As I understand it, the character ‘é’ takes up more than one byte, unlike most “normal” characters. When you blindly iterate through each byte of a word, you usually get one character per iteration. But when you hit ‘é’, Rust gets confused – it’s trying to iterate with just half of the ‘é’ character.

If you to play with this yourself, here’s code you can paste into a playground:

fn main() {
    let word = "clichés";
    for i in 0..word.len() {
        println!("{}", &word[0..i]);
    }
}

On the other hand, running

for c in word.chars() {
    println!("{}", c);
}

prints each character successfully and as you would expect, no errors.

At this point I thought the char() method was what I needed to use. So I tried:

for (i, _c) in word.chars().enumerate() {
    println!("{}", &word[0..i]);
}

But that trips the same character-boundary error that my original code hits.

Eventually, mostly through trial and error, I used String’s get method to do what I wanted:

let head = match mashed_word.get(0..i) {
    Some(head) => head,
    None => continue,
};

and similarly:

let tail = match mashed_word.get(i..mashed_word.len()) {
    Some(tail) => tail,
    None => continue,
};

What’s a little strange to me is that: OK, when the get returns a None we continue the for loop to the next i (byte). What I was worried would happen in that that skip would mean we’d never get a real ‘é’ in the head or tail variable.
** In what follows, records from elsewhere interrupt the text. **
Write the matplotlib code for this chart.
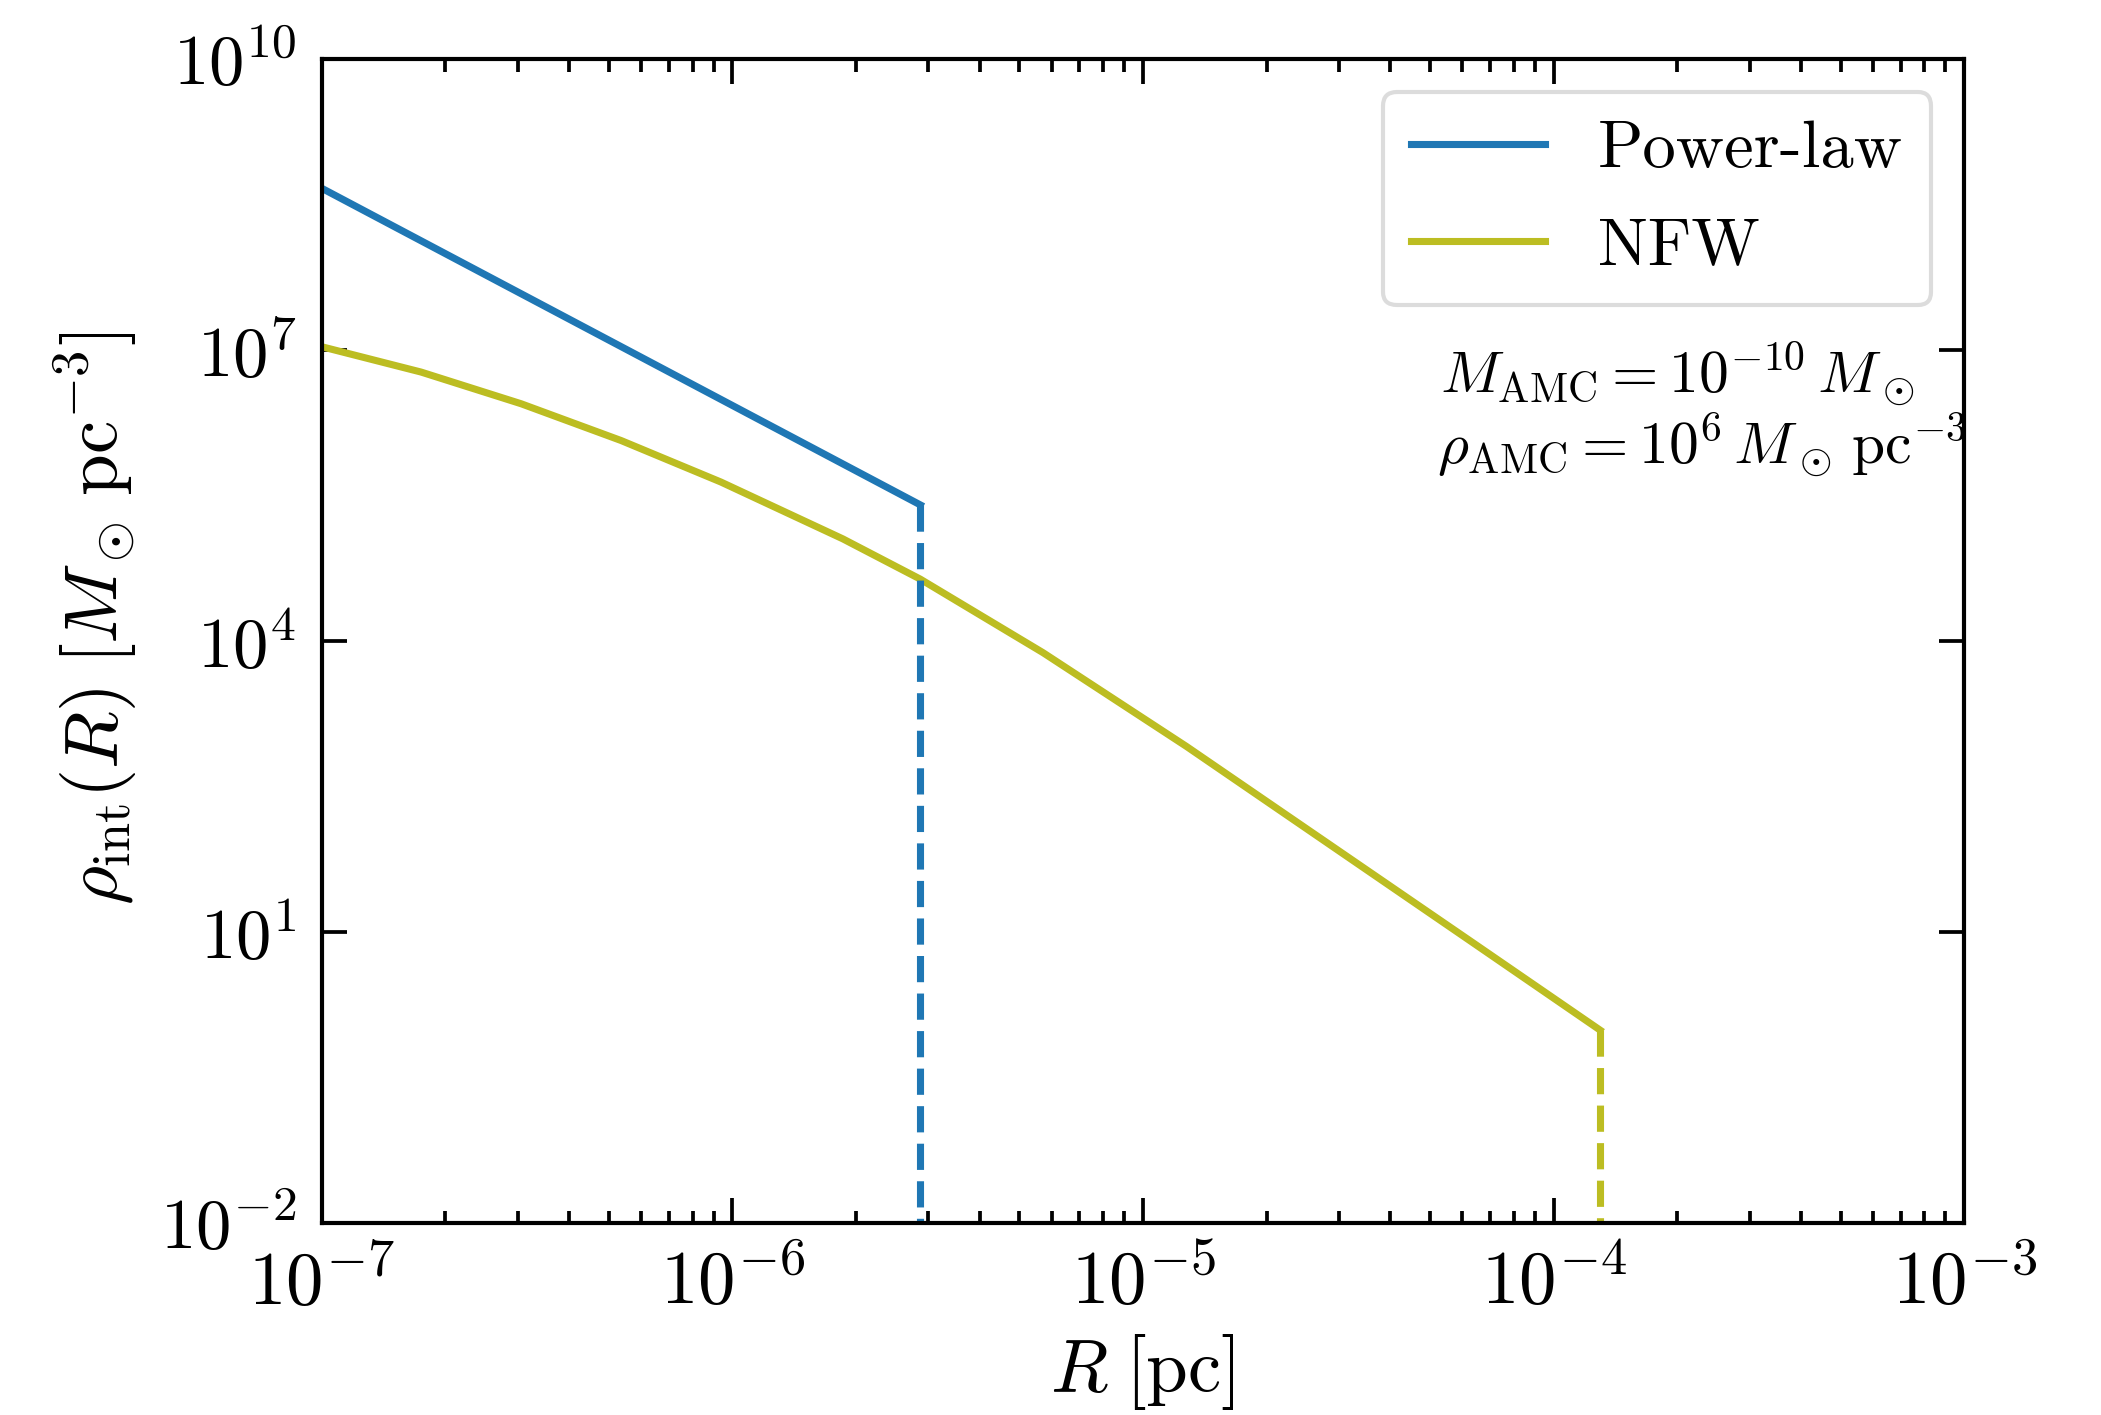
import numpy as np
import matplotlib
matplotlib.use("Agg")
import matplotlib.pyplot as plt
from matplotlib.ticker import LogLocator, FuncFormatter, NullFormatter, NullLocator

plt.rcParams['font.family'] = 'serif'
plt.rcParams['font.serif'] = ['cmr10', 'DejaVu Serif']
plt.rcParams['mathtext.fontset'] = 'cm'
plt.rcParams['axes.unicode_minus'] = False

# ---- data ----
R_pl = [1.0e-7, 2.87e-6]
rho_pl = [4.66e8, 2.54e5]

R_nfw = [1.0e-7, 1.746e-7, 3.06e-7, 5.36e-7, 9.38e-7, 1.858e-6, 2.87e-6,
         5.71e-6, 1.276e-5, 2.85e-5, 6.37e-5, 1.297e-4]
rho_nfw = [1.084e7, 5.94e6, 2.80e6, 1.17e6, 4.37e5, 1.135e5, 4.36e4,
           7.62e3, 824.0, 80.2, 7.78, 0.984]

labels = ["Power-law", "NFW"]
colors = ["#1f77b4", "#bcbd22"]

xlim = (1e-7, 1e-3)
ylim = (1e-2, 1e10)
yticks = [1e-2, 1e1, 1e4, 1e7, 1e10]

fig = plt.figure(figsize=(2101/300, 1415/300), dpi=300)
ax = fig.add_axes([0.1531, 0.1354, 0.9349-0.1531, 0.9583-0.1354])

lw = 1.7
ax.plot(R_pl, rho_pl, color=colors[0], lw=lw, label=labels[0])
ax.plot(R_nfw, rho_nfw, color=colors[1], lw=lw, label=labels[1])
ax.plot([R_pl[-1], R_pl[-1]], [rho_pl[-1], ylim[0]], ls='--', color=colors[0], lw=lw)
ax.plot([R_nfw[-1], R_nfw[-1]], [rho_nfw[-1], ylim[0]], ls='--', color=colors[1], lw=lw)

ax.set_xscale('log')
ax.set_yscale('log')
ax.set_xlim(*xlim)
ax.set_ylim(*ylim)

def fmt(v, pos):
    e = int(round(np.log10(v)))
    return r'$10^{%d}$' % e

ax.xaxis.set_major_locator(LogLocator(base=10, numticks=20))
ax.xaxis.set_minor_locator(LogLocator(base=10, subs=np.arange(2, 10), numticks=20))
ax.xaxis.set_major_formatter(FuncFormatter(fmt))
ax.xaxis.set_minor_formatter(NullFormatter())
ax.set_yticks(yticks)
ax.yaxis.set_minor_locator(NullLocator())
ax.yaxis.set_major_formatter(FuncFormatter(fmt))

ax.tick_params(which='both', direction='in', top=True, right=True, width=0.9)
ax.tick_params(which='major', length=6)
ax.tick_params(which='minor', length=3)
ax.tick_params(axis='x', labelsize=18, pad=6)
ax.tick_params(axis='y', labelsize=17, pad=6)
for s in ax.spines.values():
    s.set_linewidth(1.0)

ax.set_xlabel(r'$R\;[\mathrm{pc}]$', fontsize=18, labelpad=3)
ax.set_ylabel(r'$\rho_\mathrm{int}(R)\;[M_\odot\,\mathrm{pc}^{-3}]$', fontsize=18, labelpad=5)
ax.yaxis.label.set_y(0.52)

leg = ax.legend(loc='upper right', fontsize=16, frameon=True, fancybox=True,
                edgecolor='#d4d4d4', borderpad=0.42, labelspacing=0.56,
                handlelength=2.0)

ax.text(0.681, 0.713, r'$M_\mathrm{AMC} = 10^{-10}\,M_\odot$', transform=ax.transAxes,
        fontsize=14.3, ha='left', va='baseline')
ax.text(0.679, 0.652, r'$\rho_\mathrm{AMC} = 10^{6}\,M_\odot\,\mathrm{pc}^{-3}$', transform=ax.transAxes,
        fontsize=14.3, ha='left', va='baseline')

fig.savefig('out.png', dpi=300)
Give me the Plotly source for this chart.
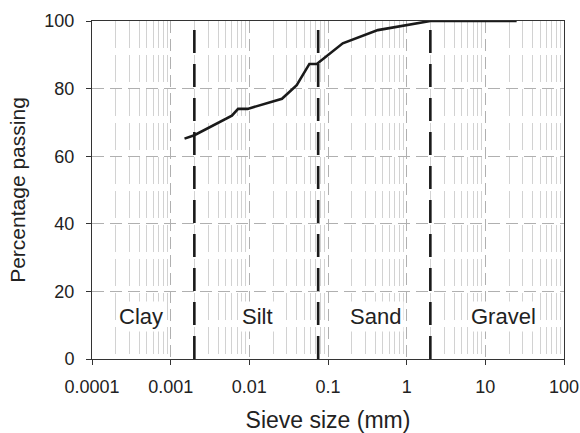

We’d only get the second byte – which would be some other character – maybe a plain old ‘e’. But that doesn’t seem to the be the case.

Here’s the test I wrote to convince me this approach was sound.

#[test]
fn can_find_unsafe_words_with_accents() {
    let word_list = [
        "cliché", "éspirit", "spirit", "pass", "passé", "dog", "meal", "equality", "quality",
    ]
    .iter()
    .map(|&s| s.to_owned())
    .collect();
    let mut unsafe_words_contenders = find_unsafe_words(&word_list, false);
    unsafe_words_contenders.sort_by(|a, b| a.root_word.cmp(&b.root_word));
    let contenders_should_find = vec![
        Contenders {
            root_word: "pass".to_string(),
            second_word: "éspirit".to_string(),
            head: "passé".to_string(),
            tail: "spirit".to_string(),
        },
        Contenders {
            root_word: "passé".to_string(),
            second_word: "spirit".to_string(),
            head: "pass".to_string(),
            tail: "éspirit".to_string(),
        },
    ];
    assert_eq!(unsafe_words_contenders, contenders_should_find);
}

which, thankfully, passes! We can see ‘é’ is not treated like ‘e’ because [passequality] is not in the resulting Vector of Contenders.

A general solution for iterating through Strings in Rust?

I don’t have a grand general solution for iterating through Strings like mashed_word at this point. But I did learn to write test for accented characters, and be wary of assuming each character is one byte.